* Task prompt
Write out, word for word, every line from the first one through the line that holds "LineChart, XAxis, YAxis", and nothing else; skip the pictures.

* Data
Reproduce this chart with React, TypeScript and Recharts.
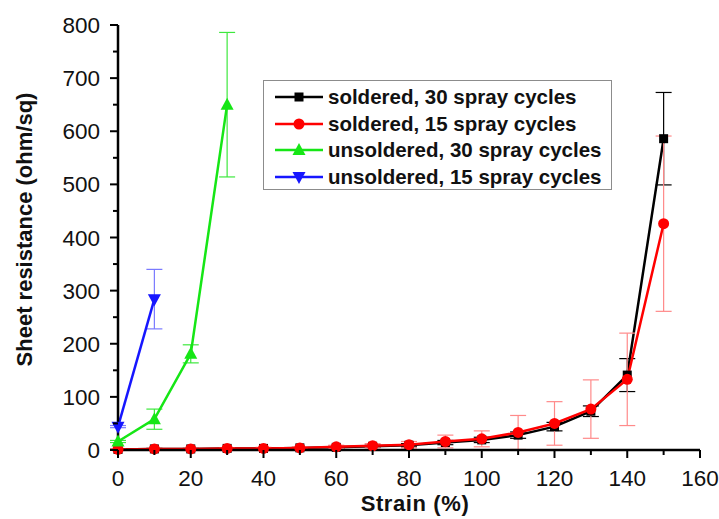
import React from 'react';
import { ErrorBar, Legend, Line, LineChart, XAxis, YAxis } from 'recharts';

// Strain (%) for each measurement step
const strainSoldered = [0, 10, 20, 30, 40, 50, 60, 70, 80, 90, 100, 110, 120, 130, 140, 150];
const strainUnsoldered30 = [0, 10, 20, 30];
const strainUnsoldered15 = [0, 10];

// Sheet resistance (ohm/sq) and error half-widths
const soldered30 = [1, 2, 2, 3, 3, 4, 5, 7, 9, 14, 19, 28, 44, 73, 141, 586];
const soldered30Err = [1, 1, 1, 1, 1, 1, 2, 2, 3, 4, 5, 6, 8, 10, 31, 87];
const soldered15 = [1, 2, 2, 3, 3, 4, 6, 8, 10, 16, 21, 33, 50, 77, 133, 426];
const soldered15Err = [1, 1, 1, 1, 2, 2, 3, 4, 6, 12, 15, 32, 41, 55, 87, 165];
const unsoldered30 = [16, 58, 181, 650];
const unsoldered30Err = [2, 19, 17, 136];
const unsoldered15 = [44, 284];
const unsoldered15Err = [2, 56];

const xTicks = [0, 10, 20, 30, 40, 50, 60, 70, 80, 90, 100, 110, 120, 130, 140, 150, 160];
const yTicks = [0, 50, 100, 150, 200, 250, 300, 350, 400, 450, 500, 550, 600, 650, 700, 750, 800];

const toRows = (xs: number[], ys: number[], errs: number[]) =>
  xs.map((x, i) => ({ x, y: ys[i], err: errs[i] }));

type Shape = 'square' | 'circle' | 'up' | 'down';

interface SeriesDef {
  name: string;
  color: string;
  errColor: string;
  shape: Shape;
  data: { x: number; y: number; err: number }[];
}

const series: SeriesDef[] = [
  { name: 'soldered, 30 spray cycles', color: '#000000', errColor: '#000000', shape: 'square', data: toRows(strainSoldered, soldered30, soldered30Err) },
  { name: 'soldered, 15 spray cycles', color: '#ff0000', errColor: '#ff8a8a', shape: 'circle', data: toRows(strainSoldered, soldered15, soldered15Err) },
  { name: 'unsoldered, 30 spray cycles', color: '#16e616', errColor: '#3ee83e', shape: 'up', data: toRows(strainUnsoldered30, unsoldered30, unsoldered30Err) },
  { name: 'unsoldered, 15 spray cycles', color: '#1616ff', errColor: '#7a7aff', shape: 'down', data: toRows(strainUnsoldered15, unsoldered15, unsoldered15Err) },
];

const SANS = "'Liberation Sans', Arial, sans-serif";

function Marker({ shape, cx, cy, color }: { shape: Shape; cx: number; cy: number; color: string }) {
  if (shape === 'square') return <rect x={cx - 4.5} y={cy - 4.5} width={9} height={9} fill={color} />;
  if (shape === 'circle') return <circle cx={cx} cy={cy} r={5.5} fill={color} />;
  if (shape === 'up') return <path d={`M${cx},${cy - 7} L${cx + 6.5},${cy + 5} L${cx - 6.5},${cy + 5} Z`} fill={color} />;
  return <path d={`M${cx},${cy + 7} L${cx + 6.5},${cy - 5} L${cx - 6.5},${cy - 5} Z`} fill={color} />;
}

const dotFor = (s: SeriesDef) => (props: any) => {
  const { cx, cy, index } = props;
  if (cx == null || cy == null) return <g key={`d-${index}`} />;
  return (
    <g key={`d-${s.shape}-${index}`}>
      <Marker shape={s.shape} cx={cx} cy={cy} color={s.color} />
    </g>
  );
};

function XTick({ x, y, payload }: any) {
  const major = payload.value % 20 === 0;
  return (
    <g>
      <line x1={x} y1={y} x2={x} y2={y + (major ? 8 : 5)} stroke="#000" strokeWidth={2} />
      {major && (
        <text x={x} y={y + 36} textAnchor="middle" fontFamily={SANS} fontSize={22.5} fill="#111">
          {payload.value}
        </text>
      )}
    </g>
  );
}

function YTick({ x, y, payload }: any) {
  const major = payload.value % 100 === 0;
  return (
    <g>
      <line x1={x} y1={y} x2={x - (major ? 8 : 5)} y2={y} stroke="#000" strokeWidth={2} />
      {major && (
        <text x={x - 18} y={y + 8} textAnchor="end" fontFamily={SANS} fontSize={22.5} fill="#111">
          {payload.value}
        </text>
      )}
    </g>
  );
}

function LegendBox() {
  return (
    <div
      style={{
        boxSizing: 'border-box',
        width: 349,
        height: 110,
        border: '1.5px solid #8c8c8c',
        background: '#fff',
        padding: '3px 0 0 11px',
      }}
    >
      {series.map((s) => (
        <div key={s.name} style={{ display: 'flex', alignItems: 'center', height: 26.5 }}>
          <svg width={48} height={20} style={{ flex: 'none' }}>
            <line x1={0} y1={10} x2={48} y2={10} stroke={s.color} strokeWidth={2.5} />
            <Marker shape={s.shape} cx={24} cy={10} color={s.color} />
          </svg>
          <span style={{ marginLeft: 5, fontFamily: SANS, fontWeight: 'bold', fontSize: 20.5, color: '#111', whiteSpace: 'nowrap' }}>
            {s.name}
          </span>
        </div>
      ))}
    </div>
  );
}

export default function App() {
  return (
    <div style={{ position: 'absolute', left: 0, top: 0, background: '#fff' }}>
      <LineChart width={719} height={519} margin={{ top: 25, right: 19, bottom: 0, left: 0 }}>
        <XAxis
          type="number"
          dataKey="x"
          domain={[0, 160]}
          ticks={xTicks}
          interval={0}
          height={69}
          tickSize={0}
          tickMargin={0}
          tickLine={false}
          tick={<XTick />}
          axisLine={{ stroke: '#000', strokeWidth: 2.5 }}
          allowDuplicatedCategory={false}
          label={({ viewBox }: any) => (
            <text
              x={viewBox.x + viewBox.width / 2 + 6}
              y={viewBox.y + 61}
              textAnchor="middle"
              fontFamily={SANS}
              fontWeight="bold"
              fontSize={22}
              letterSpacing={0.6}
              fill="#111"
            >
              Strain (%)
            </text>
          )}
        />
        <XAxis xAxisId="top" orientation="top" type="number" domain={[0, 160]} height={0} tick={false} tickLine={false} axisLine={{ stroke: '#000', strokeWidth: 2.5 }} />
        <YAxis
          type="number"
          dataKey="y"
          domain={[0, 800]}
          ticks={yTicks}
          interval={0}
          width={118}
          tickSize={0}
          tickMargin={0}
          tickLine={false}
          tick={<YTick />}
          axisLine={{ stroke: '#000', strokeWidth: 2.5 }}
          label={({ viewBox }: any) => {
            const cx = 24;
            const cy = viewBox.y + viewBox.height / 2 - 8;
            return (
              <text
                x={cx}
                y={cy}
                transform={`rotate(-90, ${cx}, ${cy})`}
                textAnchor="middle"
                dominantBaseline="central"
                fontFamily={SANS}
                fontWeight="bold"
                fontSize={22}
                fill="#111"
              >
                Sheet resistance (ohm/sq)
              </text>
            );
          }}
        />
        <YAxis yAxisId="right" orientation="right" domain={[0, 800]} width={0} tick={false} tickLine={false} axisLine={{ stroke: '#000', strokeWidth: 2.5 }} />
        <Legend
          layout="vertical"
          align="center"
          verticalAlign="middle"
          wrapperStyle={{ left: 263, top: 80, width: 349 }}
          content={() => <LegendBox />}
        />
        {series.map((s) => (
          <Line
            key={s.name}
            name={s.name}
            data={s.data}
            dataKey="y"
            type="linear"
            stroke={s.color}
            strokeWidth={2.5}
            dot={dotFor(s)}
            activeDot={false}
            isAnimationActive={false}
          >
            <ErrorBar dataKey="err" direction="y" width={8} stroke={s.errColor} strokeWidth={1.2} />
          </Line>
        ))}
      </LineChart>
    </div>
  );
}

* Correct response
Reproduce this chart with React, TypeScript and Recharts.
import React from 'react';
import { ErrorBar, Legend, Line, LineChart, XAxis, YAxis } from 'recharts';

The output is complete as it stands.